Things are getting easier, but I miss Jordan so much some days it actually hurts. I can't wait to get my husband back, but for the time being I just have to keep chugging along and trying to make it work.

I'm one person, and I'm not perfect. I'm a good mom, but everyone needs help once in a while. I can do this.


Getting settled

Tuesday, March 24, 2015

Tomorrow marks 3 weeks since Jordan left for Basic Training. To be honest, I never imagined it could be possible to miss someone this much. We're only allowed to write letters, which is actually kind of nice. It gives Charlotte and I something to look forward to when we check the mail every morning, and she loves coloring pictures and mailing them to Daddy when I mail my letters.

He got to call us this week, and it was so good to hear his voice. He said he actually really likes it there and it's not anywhere near as bad as everyone made it out to be. He also told me he's already lost almost 10lbs! Guess I better start taking my diet seriously before my husband comes back and looks better than me ;) 

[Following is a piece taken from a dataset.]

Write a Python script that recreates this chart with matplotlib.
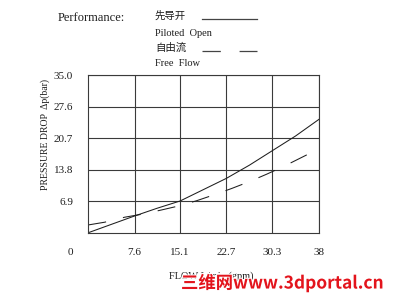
import matplotlib
matplotlib.use('Agg')
import matplotlib.pyplot as plt
import matplotlib.patheffects as pe
from matplotlib.lines import Line2D

plt.rcParams['font.family'] = ['Liberation Serif', 'Noto Sans CJK SC', 'DejaVu Sans']
plt.rcParams['lines.scale_dashes'] = False

# data
x_ticks = [7.6, 15.1, 22.7, 30.3, 38]
x_labels = ['7.6', '15.1', '22.7', '30.3', '38']
y_ticks = [6.9, 13.8, 20.7, 27.6, 34.5]
y_labels = ['6.9', '13.8', '20.7', '27.6', '35.0']

pilot_x = [0, 7.6, 11.3, 15.1, 22.7, 26.5, 30.3, 34.1, 38]
pilot_y = [0, 3.66, 5.35, 6.95, 11.9, 14.8, 18.0, 21.2, 24.9]

free_x = [0, 2.7, 6.0, 9.05, 12.1, 15.0, 17.8, 20.9, 23.6, 26.5, 29.3, 32.1, 34.8, 37.5]
free_y = [1.7, 2.3, 3.4, 4.1, 5.0, 5.9, 7.0, 8.4, 9.7, 11.2, 12.8, 14.5, 16.3, 18.1]

W, H = 401, 294
fig = plt.figure(figsize=(W / 100, H / 100), dpi=100)
ax = fig.add_axes([88.3 / W, 1 - 232.7 / H, 231 / W, 157.4 / H])

ink = '#1e1e1e'
grid_c = '#3a3a3a'

ax.plot(pilot_x, pilot_y, color=ink, lw=0.75)
ax.plot(free_x, free_y, color=ink, lw=0.75, dashes=(13, 12.5))

ax.set_xlim(0, 38)
ax.set_ylim(0, 34.5)
ax.set_xticks(x_ticks)
ax.set_xticklabels(x_labels)
ax.set_yticks(y_ticks)
ax.set_yticklabels(y_labels)
ax.tick_params(length=0, labelsize=8, colors=ink)
ax.tick_params(axis='x', pad=11)
ax.tick_params(axis='y', pad=11)
ax.grid(True, color=grid_c, lw=0.8)
for s in ax.spines.values():
    s.set_color(grid_c)
    s.set_linewidth(0.8)

# the lone "0" at the corner
ax.annotate('0', xy=(0, 0), xytext=(-13.2, -13.9), textcoords='offset points',
            ha='center', va='center', fontsize=8, color=ink)

fig.text(45 / W, 1 - 135 / H, 'PRESSURE DROP  \u0394p(bar)', rotation=90,
         ha='center', va='center', fontsize=7, color=ink)
fig.text(211 / W, 1 - 276 / H, 'FLOW L/min (gpm)', ha='center', va='center',
         fontsize=7.5, color=ink)

# header / legend block
fig.text(58 / W, 1 - 18 / H, 'Performance:', ha='left', va='center', fontsize=9, color=ink)
fig.text(155 / W, 1 - 16 / H, '先导开', ha='left', va='center', fontsize=7.5, color=ink,
         family=['Noto Sans CJK SC'])
fig.text(155 / W, 1 - 33 / H, 'Piloted  Open', ha='left', va='center', fontsize=7.5, color=ink)
fig.text(155 / W, 1 - 48 / H, '自由流', ha='left', va='center', fontsize=7.5, color=ink,
         family=['Noto Sans CJK SC'])
fig.text(155 / W, 1 - 63 / H, 'Free  Flow', ha='left', va='center', fontsize=7.5, color=ink)

fig.add_artist(Line2D([201.7 / W, 256.7 / W], [1 - 18.5 / H, 1 - 18.5 / H],
                      color='#444444', lw=0.9))
fig.add_artist(Line2D([201.7 / W, 256.7 / W], [1 - 51 / H, 1 - 51 / H],
                      color='#444444', lw=0.9, dashes=(13.2, 13.5)))

# site watermark
fig.text(181 / W, 1 - 283 / H, '三维网www.3dportal.cn', ha='left', va='center',
         fontsize=12.5, color='#e3141c', fontweight='bold',
         family=['Noto Sans CJK SC', 'DejaVu Sans'],
         path_effects=[pe.withStroke(linewidth=1.5, foreground='white')])

fig.savefig('out.png', dpi=100)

Anyway, Charlotte and I are settling into a new routine here in New Jersey. It's definitely been an adjustment getting used to being without Daddy but for the most part we're getting into the groove of things. Charlotte has been sleeping in her big girl bed every night, and loves getting to see all her family that we were away from for so long. She also got to spend some time with Nana and Papa last week! I've been trying really hard to keep myself busy, and I've been so lucky to have such a great support system around me. I was worried I would get home and be bored all the time, but between my family and the two friends I have at home I've managed to stay pretty distracted. 

I took Charlotte to the park in Westfield the other day, which she loved so we'll definitely be making more trips over there in the future!